I'm immediately disappointed by it.
It doesn’t look like a book I would buy.
The author’s name is printed on an orangy background in a font that is much larger than the title.
The title tells me nothing.
It could be romance novel, it could be a murder mystery. It could suck.
Stamped below the title in gold was and award logo was “Winner of the Corretta Scott King Award.”
A sign. Truly.
Sorry Tina Fey.
Sorry book I almost read first and will definitely read soon. Hello book #1.
As soon as I get the kids settled at home and start a pot of spaghetti sauce, I curl up on the sofa and fall into the book that I didn’t want to like.

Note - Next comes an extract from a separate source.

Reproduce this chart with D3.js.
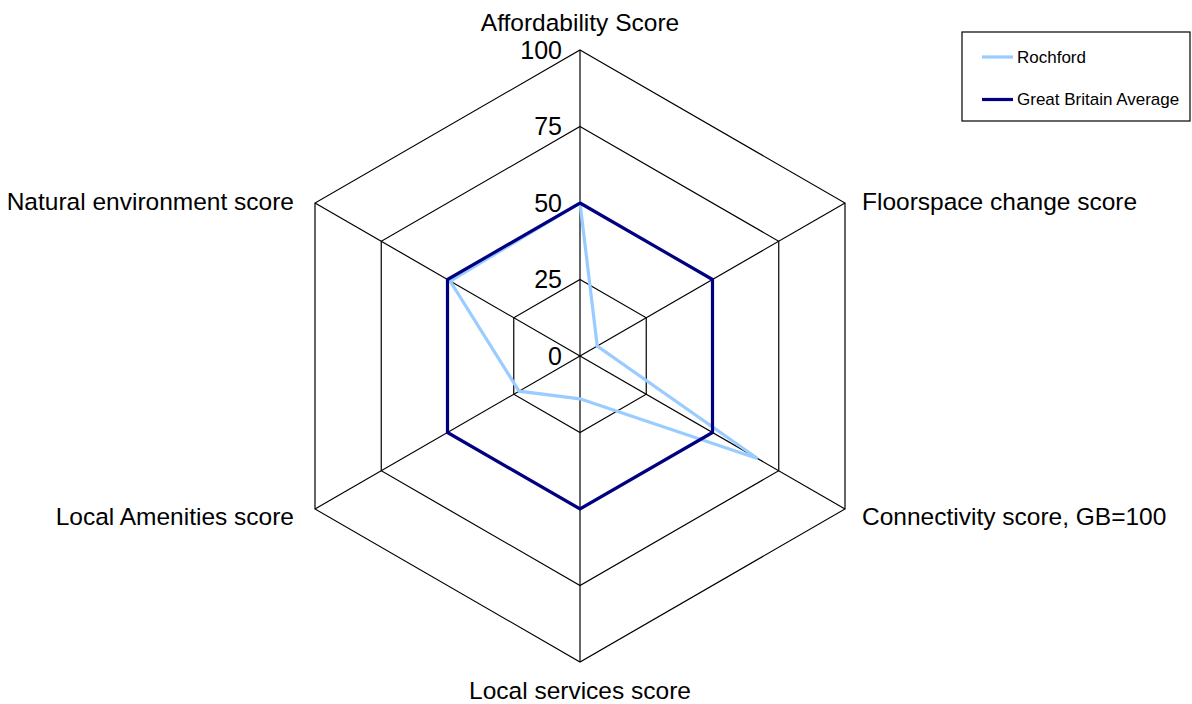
<!DOCTYPE html>
<html>
<head>
<meta charset="utf-8">
<script src="https://cdn.jsdelivr.net/npm/d3@7"></script>
<style>
  body { margin: 0; background: #fff; }
  svg { font-family: "Liberation Sans", Arial, sans-serif; }
</style>
</head>
<body>
<div id="chart"></div>
<script>
var axes = ["Affordability Score", "Floorspace change score", "Connectivity score, GB=100",
  "Local services score", "Local Amenities score", "Natural environment score"];
var ticks = [0, 25, 50, 75, 100];
var rochford = [50, 6.5, 67, 14, 23, 49];
var gbAverage = [50, 50, 50, 50, 50, 50];
var seriesNames = ["Rochford", "Great Britain Average"];
var seriesColors = ["#99ccff", "#000080"];

var width = 1192, height = 704;
var cx = 580, cy = 356, R = 306;

var svg = d3.select("#chart").append("svg")
  .attr("width", width)
  .attr("height", height);

var r = d3.scaleLinear().domain([0, 100]).range([0, R]);
var angle = d3.scalePoint().domain(axes).range([0, 2 * Math.PI * 5 / 6]);

function pt(a, v) {
  var t = angle(a);
  return [cx + r(v) * Math.sin(t), cy - r(v) * Math.cos(t)];
}

var g = svg.append("g");

// rings
ticks.filter(function(d) { return d > 0; }).forEach(function(tk) {
  g.append("polygon")
    .attr("points", axes.map(function(a) { return pt(a, tk).join(","); }).join(" "))
    .attr("fill", "none")
    .attr("stroke", "#000")
    .attr("stroke-width", 1.2);
});

// spokes
g.selectAll("line.spoke")
  .data(axes)
  .enter()
  .append("line")
  .attr("x1", cx).attr("y1", cy)
  .attr("x2", function(a) { return pt(a, 100)[0]; })
  .attr("y2", function(a) { return pt(a, 100)[1]; })
  .attr("stroke", "#000")
  .attr("stroke-width", 1.2);

// tick labels
g.selectAll("text.tick")
  .data(ticks)
  .enter()
  .append("text")
  .attr("x", cx - 18)
  .attr("y", function(d) { return cy - r(d); })
  .attr("dy", "0.35em")
  .attr("text-anchor", "end")
  .attr("font-size", 25)
  .text(function(d) { return d; });

// axis labels
var labelPos = [
  { x: cx, y: 22, anchor: "middle" },
  { x: 862, y: 201, anchor: "start" },
  { x: 862, y: 516, anchor: "start" },
  { x: cx, y: 690, anchor: "middle" },
  { x: 294, y: 516, anchor: "end" },
  { x: 294, y: 201, anchor: "end" }
];
g.selectAll("text.axis")
  .data(axes)
  .enter()
  .append("text")
  .attr("x", function(d, i) { return labelPos[i].x; })
  .attr("y", function(d, i) { return labelPos[i].y; })
  .attr("dy", "0.35em")
  .attr("text-anchor", function(d, i) { return labelPos[i].anchor; })
  .attr("font-size", 24.5)
  .text(function(d) { return d; });

// series
var line = d3.line().curve(d3.curveLinearClosed);
[rochford, gbAverage].forEach(function(vals, i) {
  g.append("path")
    .attr("d", line(axes.map(function(a, j) { return pt(a, vals[j]); })))
    .attr("fill", "none")
    .attr("stroke", seriesColors[i])
    .attr("stroke-width", 3.2)
    .attr("stroke-linejoin", "miter");
});

// legend
var legend = svg.append("g").attr("transform", "translate(962,32)");
legend.append("rect")
  .attr("width", 228).attr("height", 89)
  .attr("fill", "#fff").attr("stroke", "#000").attr("stroke-width", 1.2);
seriesNames.forEach(function(name, i) {
  var y = 25 + i * 42.5;
  legend.append("line")
    .attr("x1", 20).attr("x2", 51).attr("y1", y).attr("y2", y)
    .attr("stroke", seriesColors[i]).attr("stroke-width", 3.2);
  legend.append("text")
    .attr("x", 55).attr("y", y).attr("dy", "0.35em")
    .attr("font-size", 17)
    .text(name);
});
</script>
</body>
</html>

The first page of this 300 page book pulls me into the life of a teenager who is sucked into a series of historical events that lead her through a path of eighteenth century colonial Atlantic history right to the frontier of the Georgia-Florida English-Spanish border.
Two hours later my children want dinner, want attention, want answers to questions that I can’t listen to I can’t get up because I’m reading a horrifying passage about a Simon Legree-like sadistic slave owner using one of his slaves as gator bait.
A few pages later I can breathe again, so I put the book down and take care of their most basic needs but that’s it, that’s all I can do, because I have to return to the eighteenth century and walk through the air castle of a story to see what the next room holds. I finish the book before American Idol comes on and suddenly realize I'm sad to have left that piece of history and come back into the present.
Anyone who didn’t think they knew about or cared about the experience of free, enslaved and indentured women in the 18th century will absolutely be more interested in it after reading this book.